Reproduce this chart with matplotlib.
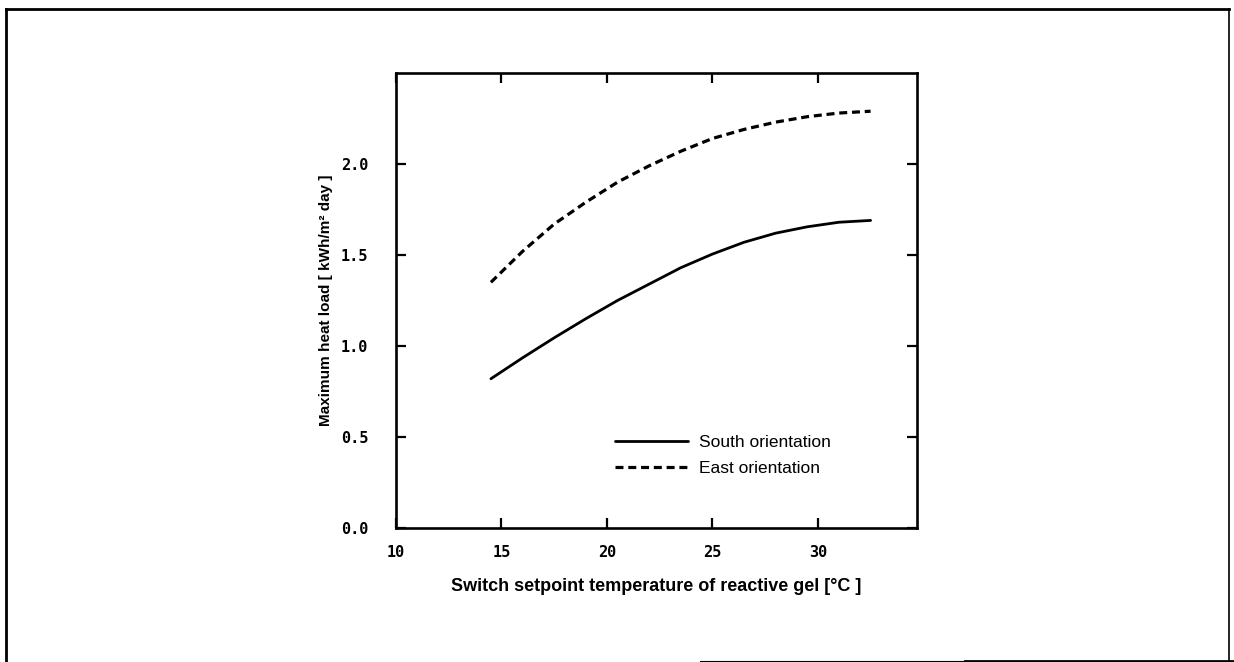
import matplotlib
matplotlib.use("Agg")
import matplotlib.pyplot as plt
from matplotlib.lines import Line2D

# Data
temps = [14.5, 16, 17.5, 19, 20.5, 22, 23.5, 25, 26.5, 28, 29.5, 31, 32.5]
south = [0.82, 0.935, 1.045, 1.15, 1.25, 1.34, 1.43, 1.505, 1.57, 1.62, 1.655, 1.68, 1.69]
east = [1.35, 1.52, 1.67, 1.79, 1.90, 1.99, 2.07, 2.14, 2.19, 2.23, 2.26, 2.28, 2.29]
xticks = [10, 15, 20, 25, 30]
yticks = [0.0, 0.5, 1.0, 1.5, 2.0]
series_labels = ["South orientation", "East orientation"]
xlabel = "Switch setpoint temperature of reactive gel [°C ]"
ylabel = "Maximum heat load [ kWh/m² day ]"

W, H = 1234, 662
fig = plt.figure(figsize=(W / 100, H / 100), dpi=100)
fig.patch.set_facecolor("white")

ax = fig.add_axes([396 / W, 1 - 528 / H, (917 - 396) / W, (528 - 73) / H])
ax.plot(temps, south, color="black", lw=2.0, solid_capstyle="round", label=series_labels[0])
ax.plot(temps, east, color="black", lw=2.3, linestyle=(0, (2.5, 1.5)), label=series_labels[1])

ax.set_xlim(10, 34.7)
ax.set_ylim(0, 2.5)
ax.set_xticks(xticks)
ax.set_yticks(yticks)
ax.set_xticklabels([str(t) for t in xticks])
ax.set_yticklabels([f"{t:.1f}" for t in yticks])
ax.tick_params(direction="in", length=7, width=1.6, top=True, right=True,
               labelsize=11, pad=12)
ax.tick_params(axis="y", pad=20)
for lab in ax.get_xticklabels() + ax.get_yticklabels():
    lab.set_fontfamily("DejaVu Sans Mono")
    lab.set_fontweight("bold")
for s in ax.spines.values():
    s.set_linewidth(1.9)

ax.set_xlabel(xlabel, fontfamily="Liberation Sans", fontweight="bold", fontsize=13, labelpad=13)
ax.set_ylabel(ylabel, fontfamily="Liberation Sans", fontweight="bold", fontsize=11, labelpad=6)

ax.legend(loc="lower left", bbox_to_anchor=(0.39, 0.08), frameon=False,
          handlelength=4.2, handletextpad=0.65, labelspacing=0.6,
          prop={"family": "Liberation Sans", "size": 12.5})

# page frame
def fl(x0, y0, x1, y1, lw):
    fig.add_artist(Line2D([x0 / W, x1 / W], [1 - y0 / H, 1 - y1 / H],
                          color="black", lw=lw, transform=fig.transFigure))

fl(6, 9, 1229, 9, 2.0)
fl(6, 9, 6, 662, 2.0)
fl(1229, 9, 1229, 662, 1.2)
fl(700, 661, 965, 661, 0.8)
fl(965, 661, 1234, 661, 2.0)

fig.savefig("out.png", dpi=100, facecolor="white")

PROBLEM DETAILS:
Copy out the data above exactly, except the pictures.

EXERCISE OUTPUT:
Reproduce this chart with matplotlib.
import matplotlib
matplotlib.use("Agg")
import matplotlib.pyplot as plt
from matplotlib.lines import Line2D

# Data
temps = [14.5, 16, 17.5, 19, 20.5, 22, 23.5, 25, 26.5, 28, 29.5, 31, 32.5]
south = [0.82, 0.935, 1.045, 1.15, 1.25, 1.34, 1.43, 1.505, 1.57, 1.62, 1.655, 1.68, 1.69]
east = [1.35, 1.52, 1.67, 1.79, 1.90, 1.99, 2.07, 2.14, 2.19, 2.23, 2.26, 2.28, 2.29]
xticks = [10, 15, 20, 25, 30]
yticks = [0.0, 0.5, 1.0, 1.5, 2.0]
series_labels = ["South orientation", "East orientation"]
xlabel = "Switch setpoint temperature of reactive gel [°C ]"
ylabel = "Maximum heat load [ kWh/m² day ]"

W, H = 1234, 662
fig = plt.figure(figsize=(W / 100, H / 100), dpi=100)
fig.patch.set_facecolor("white")

ax = fig.add_axes([396 / W, 1 - 528 / H, (917 - 396) / W, (528 - 73) / H])
ax.plot(temps, south, color="black", lw=2.0, solid_capstyle="round", label=series_labels[0])
ax.plot(temps, east, color="black", lw=2.3, linestyle=(0, (2.5, 1.5)), label=series_labels[1])

ax.set_xlim(10, 34.7)
ax.set_ylim(0, 2.5)
ax.set_xticks(xticks)
ax.set_yticks(yticks)
ax.set_xticklabels([str(t) for t in xticks])
ax.set_yticklabels([f"{t:.1f}" for t in yticks])
ax.tick_params(direction="in", length=7, width=1.6, top=True, right=True,
               labelsize=11, pad=12)
ax.tick_params(axis="y", pad=20)
for lab in ax.get_xticklabels() + ax.get_yticklabels():
    lab.set_fontfamily("DejaVu Sans Mono")
    lab.set_fontweight("bold")
for s in ax.spines.values():
    s.set_linewidth(1.9)

ax.set_xlabel(xlabel, fontfamily="Liberation Sans", fontweight="bold", fontsize=13, labelpad=13)
ax.set_ylabel(ylabel, fontfamily="Liberation Sans", fontweight="bold", fontsize=11, labelpad=6)

ax.legend(loc="lower left", bbox_to_anchor=(0.39, 0.08), frameon=False,
          handlelength=4.2, handletextpad=0.65, labelspacing=0.6,
          prop={"family": "Liberation Sans", "size": 12.5})

# page frame
def fl(x0, y0, x1, y1, lw):
    fig.add_artist(Line2D([x0 / W, x1 / W], [1 - y0 / H, 1 - y1 / H],
                          color="black", lw=lw, transform=fig.transFigure))

fl(6, 9, 1229, 9, 2.0)
fl(6, 9, 6, 662, 2.0)
fl(1229, 9, 1229, 662, 1.2)
fl(700, 661, 965, 661, 0.8)
fl(965, 661, 1234, 661, 2.0)

fig.savefig("out.png", dpi=100, facecolor="white")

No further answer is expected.